RepliWiki Experiment

In order to ensure the accuracy of our PlanetLab experiment, we used real world information extracted from the English version of the Wikipedia database for the date April 1st, 2005 during a 24 hour period. This article assumes that the reader has downloaded the complete English language article dump with all page edits (although the following should work with other languages assuming they use the same database schema). Information concerning downloading and installing the database dumps can be found through Wikipedia's website located below:

Alternatively, you can download our trace dumps which include the overall database structure for RepliWiki and the trace table containing a full days worth of updates for the date April 1st, 2005.


Because RepliWiki is a prototype application, we have no real need for the majority of the tables included within the traditional Wikipedia database database. Furthermore, the traditional Wikipedia database contains a number of key dependencies which can cause severe headaches for multi-master applications. For this reason, we chose to created our own database schema for RepliWiki as shown below:

Figure 1: Represents the users table. Note that each RepliNode keeps track of their own usernames, thus they are relative to their domain.

Figure 2: Represents the updates table.

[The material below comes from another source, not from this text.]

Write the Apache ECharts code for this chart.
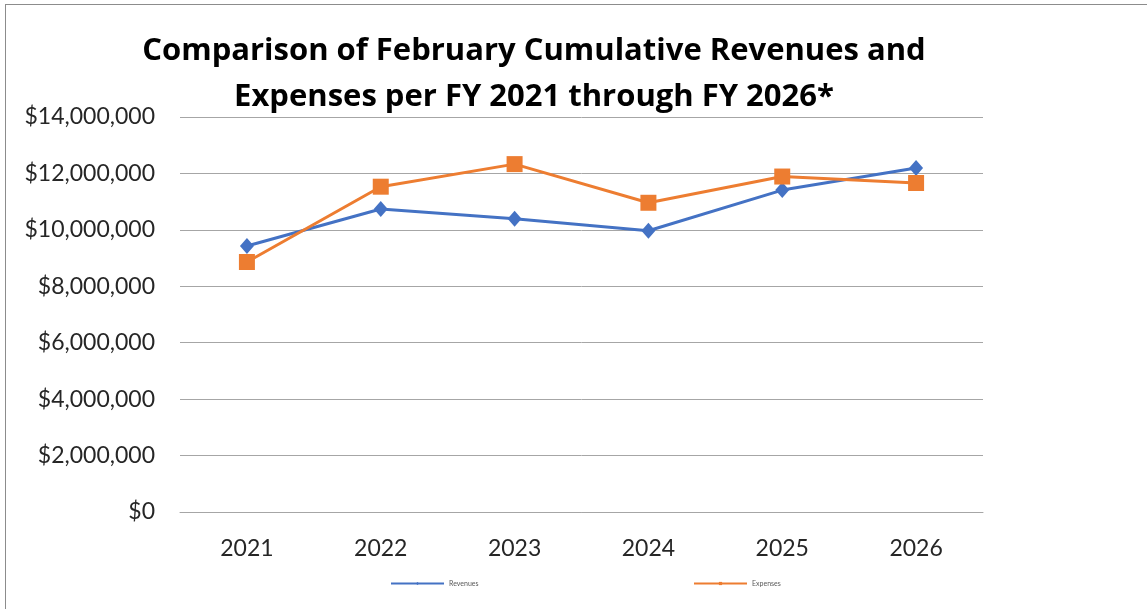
<!DOCTYPE html>
<html>
<head>
<meta charset="utf-8">
<script src="https://cdn.jsdelivr.net/npm/echarts@6/dist/echarts.min.js"></script>
<style>
  html, body { margin: 0; padding: 0; background: #fff; }
  #frame { position: absolute; left: 5px; top: 4px; width: 1150px; height: 610px; border: 1px solid #8c8c8c; box-sizing: border-box; }
  #chart { position: absolute; left: 0; top: 0; width: 1147px; height: 609px; }
</style>
</head>
<body>
<div id="frame"></div>
<div id="chart"></div>
<script>
// fiscal years on the x axis
const years = ['2021', '2022', '2023', '2024', '2025', '2026'];
// February cumulative amounts
const revenues = [9430000, 10740000, 10390000, 9970000, 11410000, 12190000];
const expenses = [8860000, 11530000, 12330000, 10960000, 11890000, 11660000];

const titleText = 'Comparison of February Cumulative Revenues and\nExpenses per FY 2021 through FY 2026*';

const chart = echarts.init(document.getElementById('chart'), null, {renderer: 'canvas'});

function money(v) {
    return '$' + v.toLocaleString('en-US');
}

const option = {
    animation: false,
    title: {
        text: titleText,
        left: 529,
        textAlign: 'center',
        top: 23,
        textStyle: {
            fontFamily: 'Open Sans',
            fontWeight: 'bold',
            fontSize: 31,
            lineHeight: 46,
            color: '#000'
        }
    },
    grid: {
        left: 180,
        right: 164,
        top: 117,
        bottom: 97
    },
    legend: [
        {
            data: ['Revenues'],
            left: 385,
            top: 575,
            itemWidth: 53,
            itemHeight: 4,
            itemGap: 4,
            textStyle: {fontFamily: 'Lato', fontSize: 7, color: '#595959'}
        },
        {
            data: ['Expenses'],
            left: 688,
            top: 575,
            itemWidth: 53,
            itemHeight: 4,
            itemGap: 4,
            textStyle: {fontFamily: 'Lato', fontSize: 7, color: '#595959'}
        }
    ],
    xAxis: {
        type: 'category',
        data: years,
        boundaryGap: true,
        axisLine: {show: true, lineStyle: {color: '#a6a6a6', width: 1}},
        axisTick: {show: false},
        axisLabel: {
            margin: 25,
            fontFamily: 'Lato',
            fontSize: 23,
            color: '#262626'
        }
    },
    yAxis: {
        type: 'value',
        min: 0,
        max: 14000000,
        interval: 2000000,
        axisLine: {show: false},
        axisTick: {show: false},
        splitLine: {lineStyle: {color: '#a6a6a6', width: 1}},
        axisLabel: {
            margin: 25,
            fontFamily: 'Lato',
            fontSize: 23,
            color: '#262626',
            formatter: money
        }
    },
    series: [
        {
            name: 'Revenues',
            type: 'line',
            data: revenues,
            symbol: 'diamond',
            symbolSize: [14, 16],
            lineStyle: {color: '#4472c4', width: 3},
            itemStyle: {color: '#4472c4'}
        },
        {
            name: 'Expenses',
            type: 'line',
            data: expenses,
            symbol: 'rect',
            symbolSize: 16,
            lineStyle: {color: '#ed7d31', width: 3},
            itemStyle: {color: '#ed7d31'}
        }
    ]
};

chart.setOption(option);
</script>
</body>
</html>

This table keeps track of updates received from other sites in order to avoid importing the same update more than once.

Figure 3: Represents the articles and trace tables. The trace table contains all article updates for April 1st, 2005 and is solely used by our RepliTraceLoader utility. The articles table on the other hand is used to import/export articles into SHH-Sync and is what is used to display information in our RepliWikiGUI.


In order to devive the update information from Wikipedia's database for importation into our modified database schema we queried for current and historical articles that contained the title, author, domain, timestamp, and text of article updates that occured on April 1st, 2005. We then used the popular MySQL tool, SQLyog, to export the resultset into an XML file. This XML file was then imported into our modified RepliWiki database schema through the use of our RepliTraceLoader utility.

Because we wanted to simulate article updates between the various PlanetLab nodes, we randomly assigned the 2167 authors to one out of the four possible domain names. We used our RepliShuffle program to perform this task. Below represents the output of its shuffling as well as a distribution table and chart:

Figure 4

Trace Data Table

Figure 5

Trace Data Chart

Figure 6


As Figure 4 shows, it is the trace table which contains the complete shuffled article list for April 1st, 2005. As our goal was to simulate user interaction to observe SHH's performance in a deployable environment, we created a RepliTrace program which runs simultaneously on each of the four PlanetLab nodes and inserts an article into the articles table at the timestamp in which it occured on that specific domain. Although the default parameter of '-t 0' will insert an article as it actually occurs in a 24 hour period, the experiment can be sped up by passing values greater than 0 into the replitrace.jar file. Below represents an instance of the RepliTrace program running locally at its default speed:

Figure 7

While the RepliTrace program merely simulates user activity locally at the domain in which it is run on, it is the RepliDriver program which imports and exports these updates to and from SHH-Sync's dissimination and reconciliation folder. As mentioned in the FAQ , SHH-Sync uses OR to distribute the latest article updates among other PlanetLab nodes. The RepliDriver program is silently run in a chronjob at a user specified interval (we used 5 minutes) in order to:

  1. Export entries occuring since the last recorded export
  2. Publish these entries for dissimination using SHH-Sync
  3. Import entries from other domains not previously imported.

Each of these updates are in the form of an XML document. Thus if the RepliDriver exports at 12:00 am, 12:15 am, and 12:30 am, it will ONLY export entries that occured since 12:30 am when it runs again at 12:45 am. We avoid this export redundency by storing a meta file in the RepliDriver program directory and avoid the import redundency by storing a hash of the update file already imported in the database.

Figure 8


Although we were readily able to observe SHH's performance using the SHH-Sync, RepliTrace and RepliDriver programs alone, we also developed a bare bones implementation of MediaWiki called RepliWikiGUI in order to visually access each of the PlanetLab nodes we maintain and watch article updates be dissiminated in real time.

Figure 9: Users login to their domain

Figure 10: Notice that article updates from others domains show up under Recent Changes

Figure 11: Users can view articles however we have not interpreted MediaWiki's templated language in RepliWiki. We do however support HTML and plain text as shown.

Figure 12: Users can edit articles too.